28Peter began to say to him, "Look, we have left everything and followed you." 29Jesus said, "Truly I tell you, there is no one who has left house or brothers or sisters or mother or father or children or fields, for my sake and for the sake of the good news, 30who will not receive a hundredfold now in this age — houses, brothers and sisters, mothers and children, and fields, with persecutions — and in the age to come eternal life. 31But many who are first will be last, and the last will be first."
What must I do to inherit eternal life, says the rich man to Jesus. Which is a little weird since in family inheritance the big thing you have to do is basically try to still be alive when the other guy dies, right? but it’s a question that, in it’s utter cluelessness, reminds us that inheritance is more about the wealth and generosity of the one who is giving than the worthiness and efforts of the one receiving.
The rich man in his entitlement and comfort and confidence in his ability to obey the commandments comes and says to Jesus…if you could just give me a personal salvation management program, that’d be awesome, I can take it from there. So Jesus looks at him, loves him and then totally freaks him out. Ok, Sell all you have and give it to the poor. Shocking.
So, this is the same Jesus who just a chapter ago was telling us to cut off our own hands and feet and yet we are shocked when he implies we too should cut off our bank accounts?
How hard it is for the rich to enter the Kingdom of God says Jesus. How hard it is for we who are self-reliant and smug to accept how utterly dependent we are on God. How hard it is for those of us who don’t actually need God to see God. How hard it is for us for whom comfort: material, financial and physical insulates us from the daily bread reality of our creator. How hard it is for those of us who dedicate ourselves to being good social justice activists to surrender to a God who is likely unimpressed with our busyness. How hard it is for the powerful to see life abundant in giving away power. How hard it is to die and be re-born.
So who can enter the kingdom on their own? Who among us has done the hard things necessary to inherit eternal life? Who among us has sold all we have and given it to the poor? Who among us has…as the reading from Mark a couple weeks ago suggested…who has hacked off our own feet and hands to ensure our salvation?
If we try to read the discipleship texts from Mark as a personal salvation manual then we imagine that it is we ourselves must cut off our hands and feet, gouge out our own eyes, give away all our possessions and shrink our camel-sized selves down to needle eye size. But in fact it tends to be God who does this for us...who prunes us, feeds us, cuts us and our bank accounts down to size and shapes us. It tends to be God and not us who does the impossible.

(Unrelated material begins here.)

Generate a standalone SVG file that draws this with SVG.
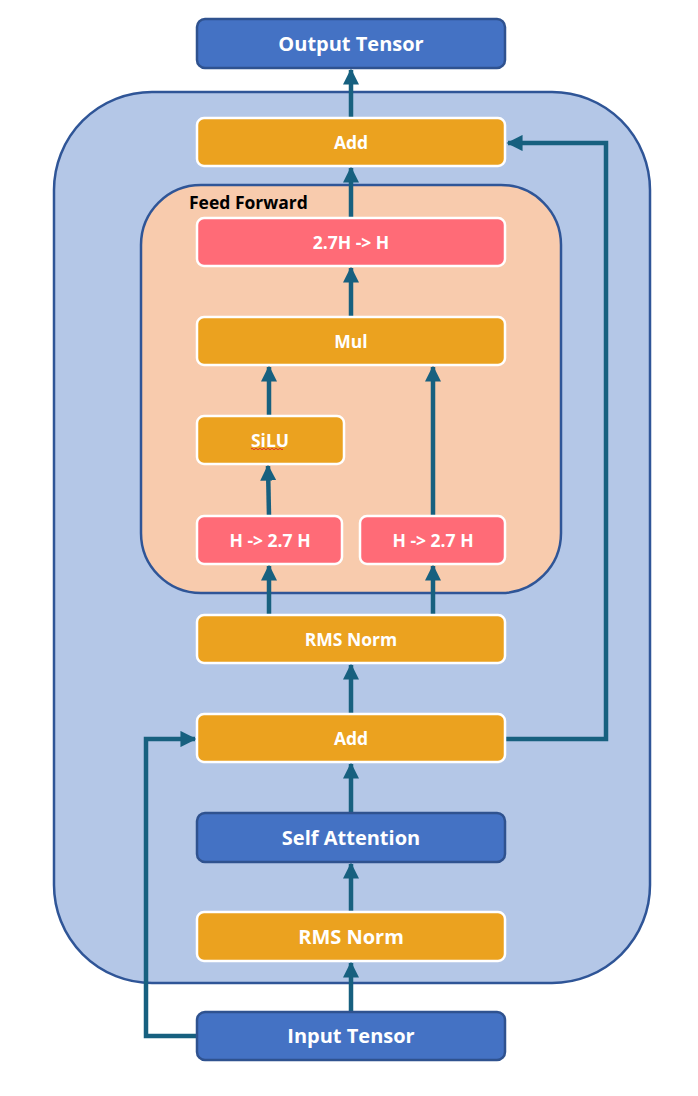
<svg xmlns="http://www.w3.org/2000/svg" width="698" height="1096" viewBox="0 0 698 1096">
<style>
.blue{fill:#4472C4;stroke:#2F528F;stroke-width:2.5}
.org{fill:#EBA21F;stroke:#FFFFFF;stroke-width:2.5}
.pink{fill:#FF6B77;stroke:#FFFFFF;stroke-width:2.5}
.t{font-family:"Open Sans","Liberation Sans",sans-serif;font-weight:bold;fill:#FFFFFF;text-anchor:middle;dominant-baseline:central}
.big{font-size:20px}
.sm{font-size:17.5px}
.c{fill:none;stroke:#17607F;stroke-width:4.5}
</style>
<defs>
<marker id="ah" viewBox="0 0 10 10" refX="9" refY="5" markerWidth="3.6" markerHeight="3.6" markerUnits="strokeWidth" orient="auto">
<path d="M0,0 L10,5 L0,10 Z" fill="#17607F"/>
</marker>
</defs>
<rect id="outer" x="54" y="92" width="596" height="891" rx="98" ry="98" fill="#B4C7E7" stroke="#2F5597" stroke-width="2.5"/>
<g id="feedforward">
<rect x="141" y="185" width="420" height="408" rx="60" ry="60" fill="#F8CBAD" stroke="#2F5597" stroke-width="2.5"/>
<text x="189" y="202" font-family="'Open Sans','Liberation Sans',sans-serif" font-weight="bold" font-size="17.5" fill="#000000" dominant-baseline="central">Feed Forward</text>
</g>
<g id="connectors">
<line class="c" x1="351" y1="1012" x2="351" y2="963" marker-end="url(#ah)"/>
<line class="c" x1="351" y1="912" x2="351" y2="864" marker-end="url(#ah)"/>
<line class="c" x1="351" y1="813" x2="351" y2="764" marker-end="url(#ah)"/>
<line class="c" x1="351" y1="714" x2="351" y2="665" marker-end="url(#ah)"/>
<line class="c" x1="269" y1="615" x2="269" y2="566" marker-end="url(#ah)"/>
<line class="c" x1="433" y1="615" x2="433" y2="566" marker-end="url(#ah)"/>
<line class="c" x1="269" y1="516" x2="268" y2="466" marker-end="url(#ah)"/>
<line class="c" x1="269" y1="416" x2="269" y2="367" marker-end="url(#ah)"/>
<line class="c" x1="433" y1="516" x2="433" y2="367" marker-end="url(#ah)"/>
<line class="c" x1="351" y1="317" x2="351" y2="268" marker-end="url(#ah)"/>
<line class="c" x1="351" y1="218" x2="351" y2="168" marker-end="url(#ah)"/>
<line class="c" x1="351" y1="118" x2="351" y2="70" marker-end="url(#ah)"/>
<polyline class="c" points="198,1036 146,1036 146,739 195,739" marker-end="url(#ah)"/>
<polyline class="c" points="505,739 606,739 606,143 508,143" marker-end="url(#ah)"/>
</g>
<g id="output"><rect class="blue" x="197" y="19" width="308" height="49" rx="8"/><text class="t big" x="351" y="43">Output Tensor</text></g>
<g id="add2"><rect class="org" x="197" y="118" width="308" height="48" rx="7"/><text class="t sm" x="351" y="142">Add</text></g>
<g id="down"><rect class="pink" x="197" y="218" width="308" height="48" rx="7"/><text class="t sm" x="351" y="242">2.7H -&gt; H</text></g>
<g id="mul"><rect class="org" x="197" y="317" width="308" height="48" rx="7"/><text class="t sm" x="351" y="341">Mul</text></g>
<g id="silu"><rect class="org" x="197" y="416" width="147" height="48" rx="7"/><text class="t sm" x="270" y="440">SiLU</text>
<path d="M251,449 q1,-1.5 2,0 t2,0 t2,0 t2,0 t2,0 t2,0 t2,0 t2,0 t2,0 t2,0 t2,0 t2,0 t2,0 t2,0 t2,0 t2,0" fill="none" stroke="#E0302A" stroke-width="1"/></g>
<g id="upL"><rect class="pink" x="197" y="516" width="145" height="48" rx="7"/><text class="t sm" x="270" y="540">H -&gt; 2.7 H</text></g>
<g id="upR"><rect class="pink" x="360" y="516" width="145" height="48" rx="7"/><text class="t sm" x="433" y="540">H -&gt; 2.7 H</text></g>
<g id="rms2"><rect class="org" x="197" y="615" width="308" height="48" rx="7"/><text class="t sm" x="351" y="639">RMS Norm</text></g>
<g id="add1"><rect class="org" x="197" y="714" width="308" height="48" rx="7"/><text class="t sm" x="351" y="738">Add</text></g>
<g id="attn"><rect class="blue" x="197" y="813" width="308" height="49" rx="8"/><text class="t big" x="351" y="837">Self Attention</text></g>
<g id="rms1"><rect class="org" x="197" y="912" width="308" height="49" rx="7"/><text class="t big" x="351" y="936">RMS Norm</text></g>
<g id="input"><rect class="blue" x="197" y="1012" width="308" height="48" rx="8"/><text class="t big" x="351" y="1035">Input Tensor</text></g>
</svg>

This is how it happened with the disciples. The disciples had no personal plan or technique for following Jesus. When the disciples were called it looked more crazy than planned. God slipped into skin and walked past them calling out ‘follow me’. dropping their nets they didn’t count the cost, make a plan and follow the steps. There wasn’t time…they just got swept up into the radical love of a God who comes to us in flesh and blood. Everything they had known is changed. What they had held dear and clung to was cut away when they dropped those nets. And you know folks thought they were crazy.
But that’s what happens. Crazy things go on when we are part of this Kingdom of God. For instance, I never had any desire to befriend evangelical pastors. If I’d tried to figure out on my own how to get saved and Jesus had said Nadia, for your personal salvation management program you must become friends with Evangelical pastors. If Jesus had said you must preach at their churches, collaborate on a prayer book and develop fondness and respect for people whose theology and worship looks like its from another planet entirely. If Jesus HAD said this to me I would go away shocked and grieving for I have many snotty opinions about these people which I’m honestly as comfortable with as that rich guy was with his wealth. I am perfectly happy not liking evangelicals
I’m also quite happy to not like Missouri Synod Lutherans, especially – for instance- ones who have radio shows in which they tear apart my sermons and basically call me a heretic for being a woman pastor. Who is exactly the guy I met yesterday at the conference where I was speaking, presumably he was there to get more fuel for his little radio show. I knew he was there and I did not want to engage with him. Why? He spend an entire half hour of a radio show picking apart my sermon on the ELCA Churchwide assembly. I had never met him, but I don’t like him. Yet God paid this very little attention yesterday when, despite us both, my LCMS detractor – slash – conservative Christian radio host and I had a 30 minute long conversation which was filled with grace and honesty and in which twice he shed tears. We spoke of how desperate we both are for the gospel. Desperate enough to hear it even from each other. It’s weird that beautiful conversation happened at all since it’s basically impossible.
And yet God went ahead and did this for me—Put me and my enemy face to face yesterday. And in the past 6 months God has sent me a bunch of Evangelicals to be my brothers and sisters, to have meals with, to love. This is what happens when God does the impossible and, like the disciples, we get swept up into it. Our Small Catechism says that I believe that I cannot by my own understanding or effort come to my Lord Jesus or believe in him but the Holy Spirit has called me though the Gospel and enlightened me with the spirit’s gifts.
The impossible is what happens when, the Holy Spirit calls us through the gospel and enlightens us with the Spirit’s gifts. I believe that by my own understanding or effort I cannot sell all I have and give it to the poor. I believe by my own understanding or effort I cannot have beautiful collaborative collegial relationships with Evangelicals, or have grace-filled conversations with my enemies. For me this is impossible, for you this is impossible,…for God, not so much.
So like the rich man…what must we do to inherit eternal life? Still be alive after the other guy dies. In other words in this life of discipleship – we will die and be reborn again and again in the death and resurrection of Christ as God sweeps us up again and again into the crazy impossible. So watch those bank accounts brothers and sisters, and those snotty opinions, and your so-called enemies and those plans and management programs. Because seriously….who knows what crazy thing’s gonna happen.